Your Web site says that you’re over eight feet tall, and you live in Philadelphia with an astrophysicist wife and two cats as big as buffalo. Is that completely factual?
I do have two cats. I do live in Philadelphia, and my wife is an astrophysicist, but that’s where it ends.
The True Meaning of Smekday is about space aliens who conquer our planet. It also features a friendship between a girl named Gratuity “Tip” Tucci and an extraterrestrial who calls himself J.Lo. What’s with those names?
Gratuity came to me because it sounded like one of those virtuous names like Constance. Her mom thought it meant somebody who was gracious or had gratitude and way later, after the birth, found out what gratuity really meant. It just hit me like a thunderbolt while I was driving one day. In the early days, I had named J.Lo Oprah. But I changed his name, because I thought J.Lo was funnier.
Since you’re a children’s book illustrator, did Smekday start out as a picture book?
I read John Marsden and Shaun Tan’s The Rabbits. It’s a picture book about imperialism, and that got me thinking about the subject. So what turned into Smekday was originally a picture book, which I then read aloud to my wife, and she justifiably said, “No.” It just wasn’t a picture book. So I put it away for a while and it wasn’t until much later that I kind of smacked my forehead and said, “Well, of course! I’ll try to make a novel out of it.”
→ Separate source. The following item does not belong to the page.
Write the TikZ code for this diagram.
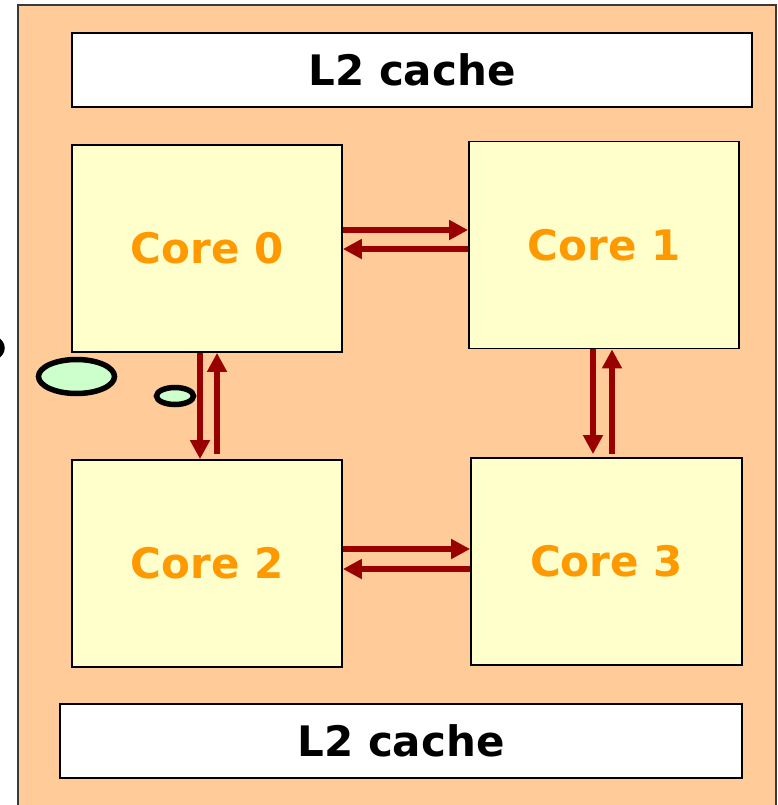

Although the story has a lot of serious social commentary, its silly humor reminds me of a Farrelly brothers’ movie.
I think sometimes to my wife’s dismay, I’m still very susceptible to that kind of humor. She says that I have a younger-sibling mentality, where it’s all about poop jokes and needling the older sibling. She was an older sibling, so she sometimes feels like she married her little sister.
After conquering Earth, the aliens justify their actions by saying they did it for humankind’s own good. That sounds like our nation’s invasion of Iraq.
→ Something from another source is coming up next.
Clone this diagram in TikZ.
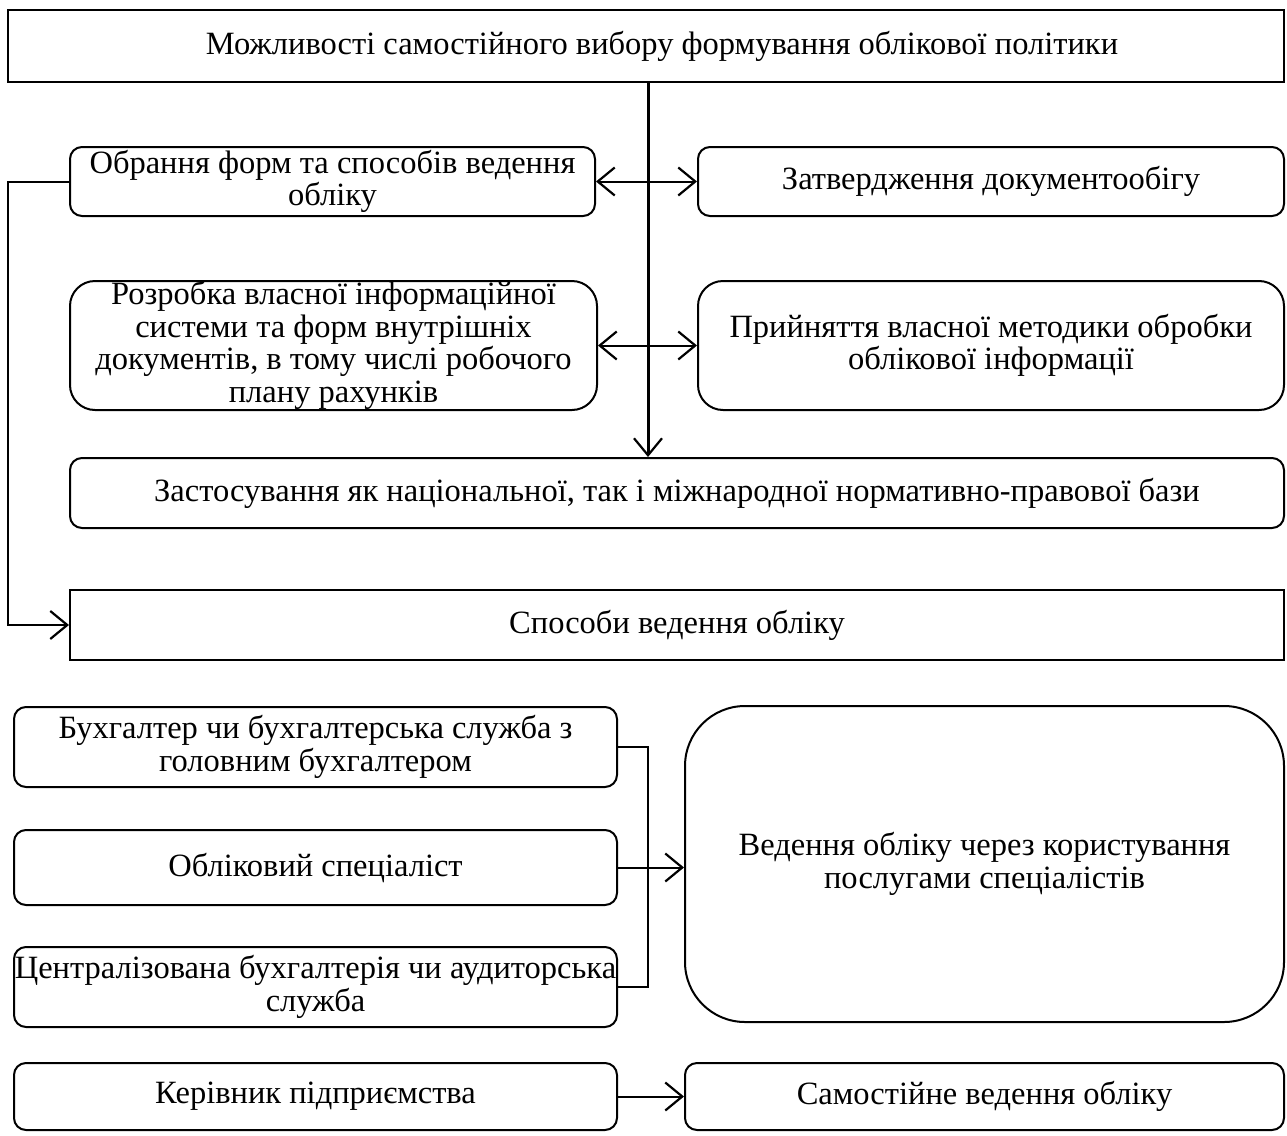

It was definitely on my mind as I was writing. I was thinking about earlier American history, as well. The story didn’t really coalesce until after 9/11. I had started toying around with it before then, writing it off and on for quite a while. It was only after 9/11 that a lot of the pieces just fell into place.
Were you fascinated by UFOs when you were growing up?
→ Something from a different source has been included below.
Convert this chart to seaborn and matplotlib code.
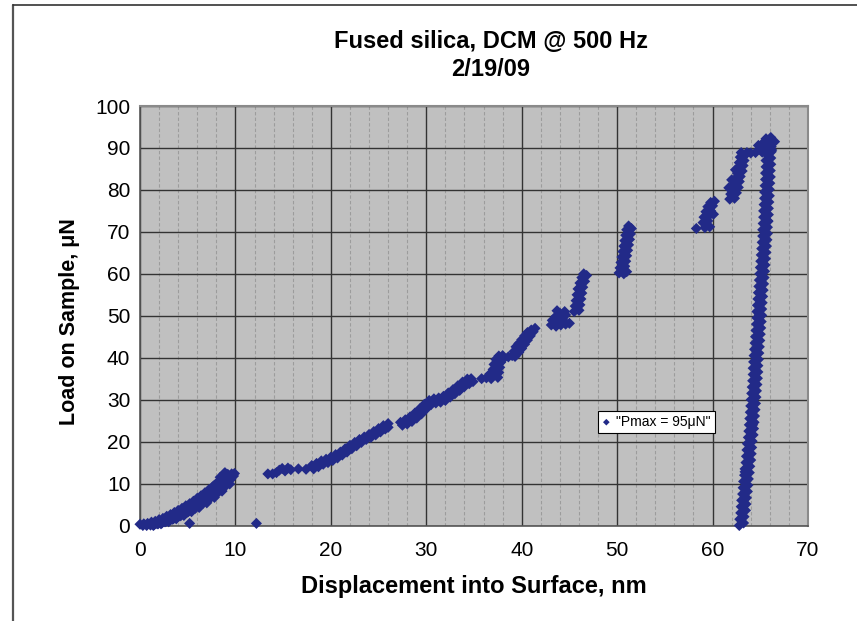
import matplotlib
matplotlib.use("Agg")
import matplotlib.pyplot as plt
from matplotlib.lines import Line2D
import seaborn as sns
import pandas as pd

# ---------------- data ----------------
title_line1 = "Fused silica, DCM @ 500 Hz"
title_line2 = "2/19/09"
x_label = "Displacement into Surface, nm"
y_label = "Load on Sample, \u03bcN"
series_label = '"Pmax = 95\u03bcN"'
x_ticks = [0, 10, 20, 30, 40, 50, 60, 70]
y_ticks = [0, 10, 20, 30, 40, 50, 60, 70, 80, 90, 100]

# loading, first ramp 0-10 nm
seg_a_x = [0.0, 0.4, 0.8, 1.2, 1.6, 2.0, 2.4, 2.8, 3.2, 3.6, 4.0, 4.4, 4.8, 5.2, 5.6, 6.0, 6.4, 6.8, 7.2, 7.6,
           8.0, 8.4, 8.8, 9.2, 9.6,
           0.3, 0.7, 1.1, 1.5, 1.9, 2.3, 2.7, 3.1, 3.5, 3.9, 4.3, 4.7, 5.1, 5.5, 5.9, 6.3, 6.7, 7.1, 7.5,
           7.9, 8.3, 8.7, 9.1, 9.5, 9.8,
           1.4, 2.2, 3.0, 3.8, 4.6, 5.4, 6.2, 7.0, 7.8, 8.6, 9.4,
           1.8, 2.6, 3.4, 4.2, 5.0, 5.8, 6.6, 7.4, 8.2, 9.0,
           8.4, 8.8, 9.0, 9.4, 9.7, 8.6, 7.8, 7.4, 6.6, 8.9, 9.9, 5.2, 12.2]
seg_a_y = [0.3, 0.4, 0.5, 0.8, 1.0, 1.4, 1.7, 2.2, 2.6, 3.1, 3.6, 4.1, 4.7, 5.2, 5.8, 6.5, 7.1, 7.8, 8.5, 9.2,
           10.0, 10.8, 11.6, 12.2, 12.3,
           0.0, 0.0, 0.1, 0.2, 0.4, 0.6, 0.9, 1.2, 1.6, 2.0, 2.4, 2.9, 3.4, 3.9, 4.5, 5.1, 5.7, 6.4, 7.1,
           7.8, 8.6, 9.4, 10.2, 11.0, 11.8,
           0.0, 0.4, 0.9, 1.6, 2.4, 3.3, 4.3, 5.4, 6.7, 8.2, 9.9,
           0.4, 0.9, 1.5, 2.3, 3.2, 4.1, 5.3, 6.6, 7.9, 9.5,
           11.5, 12.3, 11.0, 11.5, 12.0, 10.2, 9.6, 8.0, 6.4, 12.6, 12.4, 0.5, 0.5]

# short plateau 13-17.5 nm
seg_b_x = [13.4, 13.9, 14.3, 14.6, 14.9, 15.2, 15.5, 15.8, 16.6, 17.4]
seg_b_y = [12.3, 12.3, 12.6, 13.2, 13.6, 13.0, 13.7, 13.3, 13.5, 13.4]

# ramp 18-26 nm
seg_c_x = [18.0, 18.5, 19.0, 19.5, 20.0, 20.5, 21.0, 21.5, 22.0, 22.5, 23.0, 23.5, 24.0, 24.5, 25.0, 25.5, 26.0,
           18.2, 18.7, 19.2, 19.7, 20.2, 20.7, 21.2, 21.7, 22.2, 22.7, 23.2, 23.7, 24.2, 24.7, 25.2, 25.7, 26.0]
seg_c_y = [14.3, 14.8, 15.4, 15.8, 16.3, 16.9, 17.5, 18.3, 19.1, 19.8, 20.5, 21.1, 21.7, 22.4, 23.1, 23.8, 24.3,
           13.5, 14.0, 14.6, 15.0, 15.5, 16.1, 16.8, 17.5, 18.3, 19.0, 19.8, 20.5, 21.0, 21.6, 22.3, 23.0, 23.4]

# ramp 27-35 nm
seg_d_x = [27.3, 27.8, 28.3, 28.8, 29.3, 29.8, 30.3, 30.8, 31.3, 31.8, 32.3, 32.8, 33.3, 33.8, 34.3, 34.7,
           27.5, 28.0, 28.5, 29.0, 29.5, 30.0, 30.5, 31.0, 31.5, 32.0, 32.5, 33.0, 33.5, 34.0, 34.5, 34.9]
seg_d_y = [24.6, 25.2, 25.9, 26.8, 27.8, 28.9, 29.8, 30.2, 30.4, 30.8, 31.6, 32.4, 33.3, 34.2, 34.9, 35.0,
           23.9, 24.2, 24.8, 25.6, 26.6, 27.8, 28.8, 29.2, 29.4, 29.8, 30.6, 31.4, 32.2, 33.1, 33.8, 34.3]

# steps 36-47 nm
seg_e_x = [35.8, 36.3, 36.8, 37.0, 37.0, 37.1, 37.3, 37.6, 38.0, 37.5, 37.6, 37.7, 37.8, 38.1, 36.7,
           38.6, 39.0, 39.2, 39.4, 39.7, 40.0, 40.3, 40.6, 41.0, 41.4, 39.7, 40.0, 40.3, 40.6, 40.9, 41.2, 39.3,
           43.1, 43.6, 44.1, 44.6, 43.2, 43.6, 44.0, 43.7, 44.3, 44.6, 44.0, 44.5, 45.0]
seg_e_y = [35.0, 35.2, 35.0, 36.0, 37.2, 38.4, 39.6, 40.4, 40.5, 35.3, 36.5, 37.7, 38.9, 39.8, 36.2,
           40.2, 40.5, 41.5, 42.6, 43.4, 44.3, 45.2, 46.0, 46.6, 47.0, 41.3, 42.2, 43.2, 44.2, 45.2, 46.2, 40.3,
           47.8, 47.5, 47.8, 48.0, 48.9, 49.9, 50.6, 51.2, 49.2, 50.2, 48.6, 51.0, 48.2]

# steps 45-64 nm
seg_f_x = [45.5, 46.0, 45.6, 46.1, 45.7, 46.2, 45.8, 46.3, 45.9, 46.4, 46.1, 46.6, 46.3, 46.8, 46.5,
           50.2, 50.7, 51.0, 50.3, 50.8, 50.4, 50.9, 50.5, 51.0, 50.6, 51.1, 50.7, 51.2, 50.8, 51.3, 50.9,
           51.4, 51.0, 51.5, 51.2,
           58.3, 59.2, 59.7, 59.0, 59.5, 59.1, 59.6, 59.3, 59.8, 59.5, 60.0, 59.8, 60.2, 60.1,
           61.8, 62.3, 61.9, 62.5, 62.1, 62.7, 62.3, 62.8, 62.4, 62.9, 62.6, 63.1, 62.7, 63.2, 62.8, 63.3,
           62.9, 63.4, 63.0, 63.6, 62.0, 61.7, 62.4]
seg_f_y = [51.0, 51.3, 52.3, 52.6, 53.6, 54.0, 55.0, 55.4, 56.4, 56.8, 57.8, 58.2, 59.1, 59.6, 60.0,
           60.2, 60.0, 60.5, 61.4, 61.8, 62.7, 63.0, 64.0, 64.3, 65.3, 65.6, 66.6, 66.9, 67.9, 68.2, 69.2,
           69.5, 70.5, 70.8, 71.4,
           70.8, 71.0, 71.2, 72.2, 72.6, 73.5, 73.8, 74.8, 75.0, 76.0, 76.2, 77.0, 77.3, 74.2,
           77.8, 78.0, 79.0, 79.3, 80.2, 80.6, 81.4, 82.0, 82.7, 83.2, 84.0, 84.5, 85.2, 85.8, 86.5, 87.0,
           87.8, 88.3, 88.9, 88.9, 82.4, 80.5, 84.8]

# hold at peak load
seg_g_x = [64.0, 64.5, 65.0, 64.8, 65.3, 65.6, 66.1, 66.5, 65.9, 65.2, 66.2]
seg_g_y = [88.8, 88.9, 89.6, 90.6, 91.2, 92.2, 92.5, 91.5, 91.0, 89.0, 89.5]

# unloading 66 -> 63 nm
seg_h_x = [62.80, 63.25, 62.85, 63.30, 62.95, 63.45, 63.00, 63.50, 63.05, 63.55, 63.15, 63.65, 63.20, 63.70,
           63.25, 63.75, 63.35, 63.85, 63.40, 63.90, 63.50, 64.00, 63.55, 64.05, 63.60, 64.10, 63.65, 64.15,
           63.75, 64.25, 63.80, 64.30, 63.85, 64.35, 63.90, 64.40, 63.95, 64.45, 64.00, 64.50, 64.05, 64.55,
           64.10, 64.60, 64.15, 64.65, 64.20, 64.70, 64.25, 64.75, 64.25, 64.75, 64.30, 64.80, 64.35, 64.85,
           64.40, 64.90, 64.45, 64.95, 64.50, 65.00, 64.55, 65.05, 64.60, 65.10, 64.65, 65.15, 64.65, 65.15,
           64.70, 65.20, 64.75, 65.25, 64.80, 65.30, 64.85, 65.35, 64.90, 65.40, 64.95, 65.45, 65.00, 65.50,
           65.05, 65.55, 65.10, 65.60, 65.15, 65.65, 65.20, 65.70, 65.25, 65.75, 65.25, 65.75, 65.30, 65.80,
           65.35, 65.85, 65.35, 65.85, 65.40, 65.90, 65.45, 65.95, 65.45, 65.95, 65.50, 66.00, 65.55, 66.05,
           65.55, 66.05, 65.60, 66.10, 65.60, 66.10, 65.65, 66.15, 65.65, 66.15, 64.90, 65.80, 64.20, 63.40]
seg_h_y = [0.0, 0.6, 1.5, 2.1, 3.0, 3.6, 4.5, 5.1, 6.0, 6.6, 7.5, 8.1, 9.0, 9.6,
           10.5, 11.1, 12.0, 12.6, 13.5, 14.1, 15.0, 15.6, 16.5, 17.1, 18.0, 18.6, 19.5, 20.1,
           21.0, 21.6, 22.5, 23.1, 24.0, 24.6, 25.5, 26.1, 27.0, 27.6, 28.5, 29.1, 30.0, 30.6,
           31.5, 32.1, 33.0, 33.6, 34.5, 35.1, 36.0, 36.6, 37.5, 38.1, 39.0, 39.6, 40.5, 41.1,
           42.0, 42.6, 43.5, 44.1, 45.0, 45.6, 46.5, 47.1, 48.0, 48.6, 49.5, 50.1, 51.0, 51.6,
           52.5, 53.1, 54.0, 54.6, 55.5, 56.1, 57.0, 57.6, 58.5, 59.1, 60.0, 60.6, 61.5, 62.1,
           63.0, 63.6, 64.5, 65.1, 66.0, 66.6, 67.5, 68.1, 69.0, 69.6, 70.5, 71.1, 72.0, 72.6,
           73.5, 74.1, 75.0, 75.6, 76.5, 77.1, 78.0, 78.6, 79.5, 80.1, 81.0, 81.6, 82.5, 83.1,
           84.0, 84.6, 85.5, 86.1, 87.0, 87.6, 88.5, 89.1, 90.0, 90.3, 50.4, 72.5, 24.0, 12.8]

disp = seg_a_x + seg_b_x + seg_c_x + seg_d_x + seg_e_x + seg_f_x + seg_g_x + seg_h_x
load = seg_a_y + seg_b_y + seg_c_y + seg_d_y + seg_e_y + seg_f_y + seg_g_y + seg_h_y
df = pd.DataFrame({"disp": disp, "load": load})

# ---------------- style ----------------
sns.set_style("white")
plt.rcParams["font.family"] = ["Liberation Sans", "DejaVu Sans"]
plt.rcParams["text.color"] = "black"
plt.rcParams["axes.labelcolor"] = "black"
plt.rcParams["xtick.color"] = "black"
plt.rcParams["ytick.color"] = "black"

W, H = 857, 621
fig = plt.figure(figsize=(W / 100, H / 100), dpi=100)
fig.patch.set_facecolor("white")
ax = fig.add_axes([140 / W, 1 - 525.5 / H, (808 - 140) / W, (525.5 - 106) / H])
ax.set_facecolor("#c0c0c0")

sns.scatterplot(data=df, x="disp", y="load", ax=ax, marker="D", s=32,
                color="#222a88", edgecolor="none", linewidth=0, label=series_label,
                zorder=3, clip_on=False)

ax.set_xlim(0, 70)
ax.set_ylim(0, 100)
ax.set_xticks(x_ticks)
ax.set_yticks(y_ticks)
ax.set_xticks(list(range(0, 71, 2)), minor=True)
ax.set_xticklabels([str(t) for t in x_ticks])
ax.set_yticklabels([str(t) for t in y_ticks])

ax.set_axisbelow(True)
ax.grid(which="major", axis="both", color="#333333", linewidth=1.0)
ax.grid(which="minor", axis="x", color="#9c9c9c", linewidth=0.8, linestyle=(0, (3, 2)))

ax.tick_params(axis="both", which="major", direction="out", length=4, width=1,
               color="#606060", labelsize=15, labelcolor="black")
ax.tick_params(axis="x", which="major", pad=7)
ax.tick_params(axis="y", which="major", pad=3)
ax.tick_params(which="minor", length=0)

for side in ["top", "right"]:
    ax.spines[side].set_color("#8a8a8a")
    ax.spines[side].set_linewidth(1.5)
for side in ["left", "bottom"]:
    ax.spines[side].set_color("#555555")
    ax.spines[side].set_linewidth(1.2)

ax.set_xlabel("")
ax.set_ylabel("")

fig.text(474 / W, 1 - 587 / H, x_label, ha="center", va="center",
         fontsize=17, fontweight="bold", color="black")
fig.text(70 / W, 1 - 322 / H, y_label, ha="center", va="center", rotation=90,
         fontsize=15.5, fontweight="bold", color="black")
fig.text(491 / W, 1 - 42 / H, title_line1, ha="center", va="center",
         fontsize=17, fontweight="bold", color="black")
fig.text(491 / W, 1 - 70 / H, title_line2, ha="center", va="center",
         fontsize=17, fontweight="bold", color="black")

leg = ax.legend(loc="lower left", bbox_to_anchor=((598 - 140) / 668, (525.5 - 433) / 419.5),
                borderaxespad=0, frameon=True, fancybox=False, framealpha=1,
                edgecolor="black", facecolor="white", fontsize=10,
                handlelength=0.6, handletextpad=0.4, borderpad=0.3, markerscale=0.6)
leg.get_frame().set_linewidth(0.8)
for t in leg.get_texts():
    t.set_color("black")

# outer frame lines of the chart area
fig.add_artist(Line2D([12.5 / W, 12.5 / W], [0, 1 - 5 / H], transform=fig.transFigure,
                      color="#555555", linewidth=1.6))
fig.add_artist(Line2D([12.5 / W, 1], [1 - 5 / H, 1 - 5 / H], transform=fig.transFigure,
                      color="#333333", linewidth=1.2))

fig.savefig("out.png", dpi=100)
Probably not any more than the average kid. I saw Star Wars when I was four or five. So I was indoctrinated into science fiction at a pretty early age. The whole idea of using aliens struck me as a good way to point out that it’s easy to think that your actions are virtuous when you’re on top of the world. But if that was only what the book ended up being about, it could have been overly preachy and didactic. Luckily, it evolved into more of a Hope and Crosby road movie, but with spaceships.
Did the story surprise you in any way?
I didn’t expect to fall in love with the characters as much as I did. In a 32-page picture book, you don’t become as invested in the characters, unless you’re a poetic genius like Maurice Sendak. When I fell in love with the characters, the story went in some emotional directions that I hadn’t really expected. I set out to write a funny book with social commentary, and I ended up writing a human drama with humor and social commentary.
The book is wacky, but you’re actually a very serious guy, which—no offense—wasn’t what I expected.
That’s the second time I’ve been told that I was unexpectedly serious in an interview. I’m going to need to get a bicycle horn.